CAMPBELL: Yeah. I mean, like, can we just dismantle the sexism behind this right now? Let's talk about the perception of impropriety, you know, this idea that if a woman is photographed with a man, it could be perceived as, you know, an inappropriate relationship. Well, first of all, that only happens if you see this reporter who's doing her job as a sexual object first and a reporter second. That's what he's saying.
And second of all - I spoke to him earlier about this, and he had this line. He said, my truck - which is what we would have been riding in - my rules. That's kind of how he laid it out there. Well, it's his truck and his rules. It's also his problem. Like, he's the one who's uncomfortable here. And putting the burden on me to bring along a male chaperone so he feels comfortable, I mean, if that's not sexism, I'm not sure what is.
SHAPIRO: He describes this as the Billy Graham rule. It's also been called the Mike Pence rule after the vice president. On Twitter, Foster described the rule as something he and his wife had agreed to, quote, to "avoid any situation that may evoke suspicion or compromise of our marriage." Then he said, I'm sorry Ms. Campbell does not share these views, but my decision was out of respect of my wife. How do you respond to that?

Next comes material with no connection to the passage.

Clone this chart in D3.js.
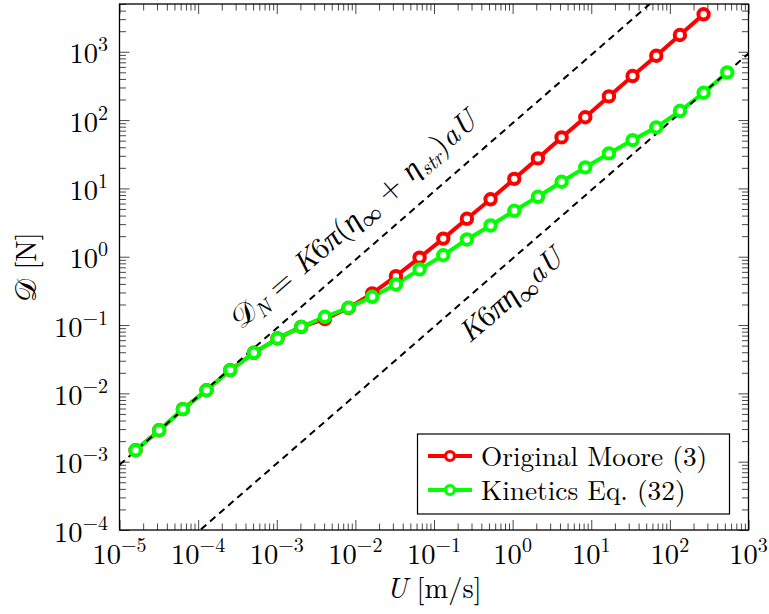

CAMPBELL: I mean, again, you're putting this on women, you know. You're saying my wife needs this to feel comfortable. I mean, what he's saying is, you know, he has this value system, and it doesn't jibe with the current workplace dynamics which are that women are, you know, capable of and do as much as men.
SHAPIRO: Have you heard of any male journalists being denied access to a powerful woman under similar circumstances?
CAMPBELL: That's a great question. No, I haven't. I mean, think about it. Our state treasurer is a woman. Her name is Lynn Fitch. And she's running for attorney general right now. And I cannot imagine how people would react if she said to one of my male colleagues, I'm sorry, you can't ride along with me unless you bring a woman along. I mean, people would say, you're not fit for the job.
And honestly, is this candidate fit for the job? Can he be a governor? You know, look at our current governor. Some of - his top policy director, his top attorney, they're both women. Is somebody capable of governing a state if they can't be alone in a room with a woman?
SHAPIRO: Do you think this experience makes it tougher for you to keep following this story and covering him as a part of your beat?
CAMPBELL: I sure hope not. Look. It is strange to be on this side of the story. But, I mean, the fact is this is my job. I'm supposed to cover politicians. And, you know, one of the reasons that we decided to run a story as opposed to just letting this happen, you know, this is a revealing thing about this candidate. And it's a weird turn that this campaign took, but it is the evolution of this campaign. And I plan to stay on the story.
SHAPIRO: Larrison Campbell of the nonprofit digital news outlet Mississippi Today, thanks for speaking with us today.